Martyn Pig

Meet Martyn Pig, a boy with a terrible name, trapped in a terrible life. His mother has left him. His father is a belligerent, abusive alcoholic. It seems like his life can’t get any worse. And then it does.Faced with the sudden, accidental death of his father, Martyn realizes that for the first time ever, he has a choice. He can tell the police what happened — or he can get rid of the body and go on with the rest of his life. Deciding on the latter, Martyn and his pretty new neighbor come up with a seemingly foolproof plan. Then, just as Martyn begins to think his life is finally under control, a twisted turn of events leaves him stunned beyond belief.

A Watching Silence

Young Martin’s discovery of a curious silver knife on the British island of Shetland entangles him in a web of greed and obsession involving a mysterious cat man, a druid legend, a buried treasure, and a long-standing feud.

The War Of The Witches

Outsider Anaíd leads a solitary life in a small village in the Pyrenees with her mother Selene.

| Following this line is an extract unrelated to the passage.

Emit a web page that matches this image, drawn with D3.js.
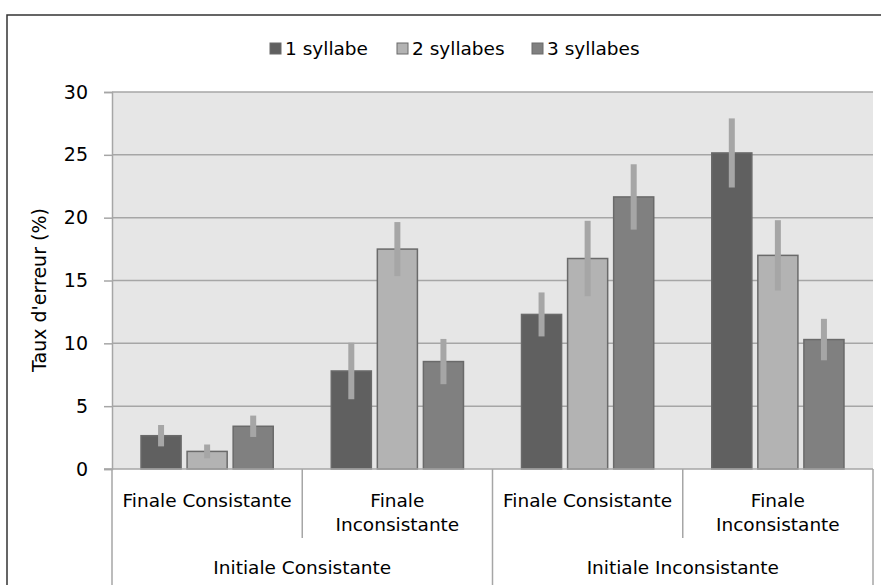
<!DOCTYPE html>
<html>
<head>
<meta charset="utf-8">
<script src="https://cdn.jsdelivr.net/npm/d3@7"></script>
<style>
  body { margin: 0; background: #fff; }
  svg { display: block; font-family: "DejaVu Sans", sans-serif; }
</style>
</head>
<body>
<svg id="chart" width="881" height="585"></svg>
<script>
// data
const series = ['1 syllabe', '2 syllabes', '3 syllabes']
const finales = ['Finale Consistante', 'Finale Inconsistante', 'Finale Consistante', 'Finale Inconsistante']
const initiales = ['Initiale Consistante', 'Initiale Inconsistante']
const syl1 = [2.65, 7.8, 12.3, 25.15]
const syl1Err = [0.85, 2.25, 1.75, 2.75]
const syl2 = [1.4, 17.5, 16.75, 17.0]
const syl2Err = [0.55, 2.15, 3.0, 2.8]
const syl3 = [3.4, 8.55, 21.65, 10.3]
const syl3Err = [0.85, 1.8, 2.6, 1.65]
const yTicks = [0, 5, 10, 15, 20, 25, 30]

const colors = ['#606060', '#b3b3b3', '#808080']
const values = [syl1, syl2, syl3]
const errors = [syl1Err, syl2Err, syl3Err]

const svg = d3.select('#chart')
const plotL = 112, plotR = 873, plotT = 92, plotB = 469

// outer frame (cropped on the right and bottom)
svg.append('rect')
    .attr('x', 7).attr('y', 15)
    .attr('width', 900).attr('height', 600)
    .attr('fill', 'none').attr('stroke', '#333').attr('stroke-width', 1.5)

const slots = d3.range(finales.length)
const x0 = d3.scaleBand().domain(slots).range([plotL, plotR])
const x1 = d3.scaleBand().domain(d3.range(series.length))
    .range([0, x0.bandwidth()]).paddingInner(0.13).paddingOuter(0.63)
const y = d3.scaleLinear().domain([0, 30]).range([plotB, plotT])

svg.append('rect')
    .attr('x', plotL).attr('y', plotT)
    .attr('width', plotR - plotL).attr('height', plotB - plotT)
    .attr('fill', '#e6e6e6')

// grid
svg.append('g').selectAll('line').data(yTicks.filter(d => d > 0)).enter().append('line')
    .attr('x1', plotL).attr('x2', plotR)
    .attr('y1', d => y(d)).attr('y2', d => y(d))
    .attr('stroke', '#a6a6a6').attr('stroke-width', 1.5)

// y axis
const yAxis = svg.append('g')
    .attr('transform', `translate(${plotL},0)`)
    .call(d3.axisLeft(y).tickValues(yTicks).tickSize(8).tickPadding(16))
yAxis.select('.domain').attr('stroke', '#a6a6a6').attr('stroke-width', 1.5)
yAxis.selectAll('.tick line').attr('stroke', '#a6a6a6').attr('stroke-width', 1.5)
yAxis.selectAll('.tick text').attr('font-size', 19).attr('fill', '#000')
    .attr('font-family', '"DejaVu Sans", sans-serif')

svg.append('text')
    .attr('transform', 'translate(46,290) rotate(-90)')
    .attr('text-anchor', 'middle')
    .attr('font-size', 19)
    .text("Taux d'erreur (%)")

// bars
const groups = svg.append('g').selectAll('g').data(slots).enter().append('g')
    .attr('transform', i => `translate(${x0(i)},0)`)

groups.selectAll('rect')
    .data(i => series.map((s, k) => ({ k, v: values[k][i], e: errors[k][i] })))
    .enter().append('rect')
    .attr('x', d => x1(d.k))
    .attr('y', d => y(d.v))
    .attr('width', x1.bandwidth())
    .attr('height', d => y(0) - y(d.v))
    .attr('fill', d => colors[d.k])
    .attr('stroke', '#6a6a6a').attr('stroke-width', 1.5)

groups.selectAll('line.err')
    .data(i => series.map((s, k) => ({ k, v: values[k][i], e: errors[k][i] })))
    .enter().append('line')
    .attr('class', 'err')
    .attr('x1', d => x1(d.k) + x1.bandwidth() / 2)
    .attr('x2', d => x1(d.k) + x1.bandwidth() / 2)
    .attr('y1', d => y(d.v + d.e))
    .attr('y2', d => y(d.v - d.e))
    .attr('stroke', '#a6a6a6').attr('stroke-width', 6)

// category axis
const axisColor = '#a6a6a6'
svg.append('line')
    .attr('x1', plotL - 8).attr('x2', plotR)
    .attr('y1', plotB).attr('y2', plotB)
    .attr('stroke', axisColor).attr('stroke-width', 1.5)

slots.forEach(i => {
    const xs = x0(i)
    const isOuter = i % 2 === 0
    svg.append('line')
        .attr('x1', xs).attr('x2', xs)
        .attr('y1', plotB).attr('y2', isOuter ? 585 : 538)
        .attr('stroke', axisColor).attr('stroke-width', 1.5)
})
svg.append('line')
    .attr('x1', plotR).attr('x2', plotR)
    .attr('y1', plotB).attr('y2', 585)
    .attr('stroke', axisColor).attr('stroke-width', 1.5)

slots.forEach(i => {
    const cx = x0(i) + x0.bandwidth() / 2
    const words = finales[i] === 'Finale Inconsistante' ? ['Finale', 'Inconsistante'] : [finales[i]]
    const t = svg.append('text')
        .attr('text-anchor', 'middle')
        .attr('font-size', 18.5)
    words.forEach((w, j) => {
        t.append('tspan').attr('x', cx).attr('y', 507 + j * 24).text(w)
    })
})

initiales.forEach((label, j) => {
    const cx = x0(j * 2) + x0.bandwidth()
    svg.append('text')
        .attr('x', cx).attr('y', 574)
        .attr('text-anchor', 'middle')
        .attr('font-size', 18.5)
        .text(label)
})

// legend
const legend = svg.append('g').attr('transform', 'translate(270,43)')
const legendX = [0, 127, 262]
series.forEach((s, k) => {
    const g = legend.append('g').attr('transform', `translate(${legendX[k]},0)`)
    g.append('rect')
        .attr('width', 11).attr('height', 11)
        .attr('fill', colors[k]).attr('stroke', '#6a6a6a').attr('stroke-width', 1)
    g.append('text')
        .attr('x', 15).attr('y', 12)
        .attr('font-size', 18.5)
        .text(s)
})
</script>
</body>
</html>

She does not suspect there is anything particularly strange about her family, aside from her mother’s personal eccentricities . . . until one day Selene disappears without a trace and Anaíd is confronted with a shocking truth: her mother is a witch, prophesied to be the chosen one to end an ancient war between two feuding clans.

Strange Objects

During a school field trip, Steven discovers some gruesome relics from a seventeenth-century shipwreck and massacre–including the diary of a convicted murderer–and soon becomes obsessed with the past.

Escaping into the Night

Thirteen-year-old Halina Rudowski narrowly escapes the Polish ghetto and flees to the forest, where she is taken in by an encampment of Jews trying to survive World War II. Based on historical events, this gripping tale sheds light on a little-known aspect of the Holocaust: the underground forest encampments that saved several thousand Jews from the Nazis.

Red Midnight

When guerrilla soldiers strike Santiago’s village, they shoot at everyone in their path. Dos Vías is on fire, and the night glows red. “Take the cayuco and sail to the United States of America. Now go!” Santiago’s uncle Ramos tells him, and Santiago, twelve, and his four-year-old sister, Angelina, flee.

With a map, a machete, and very little food, Santiago and Angelina set sail in their uncle Ramos’s sea kayak, built for just such an escape, but not for a sailor who is only a boy. Santiago heads for the United States on a voyage that will take them through narrow channels guarded by soldiers, shark, infested waters, and days of painful heat and raging storms. Santiago knows that he and Angelina probably will die trying to make the voyage, but they certainly will die at the hands of rebels or government soldiers if they do not try.

The Real Plato Jones

Thirteen-year-old Plato Jones comes to terms with his mixed heritage when he visits Greece and finds out about his Welsh grandfather, a World War II hero, and his Greek grandfather, who is rumored to have been a traitor.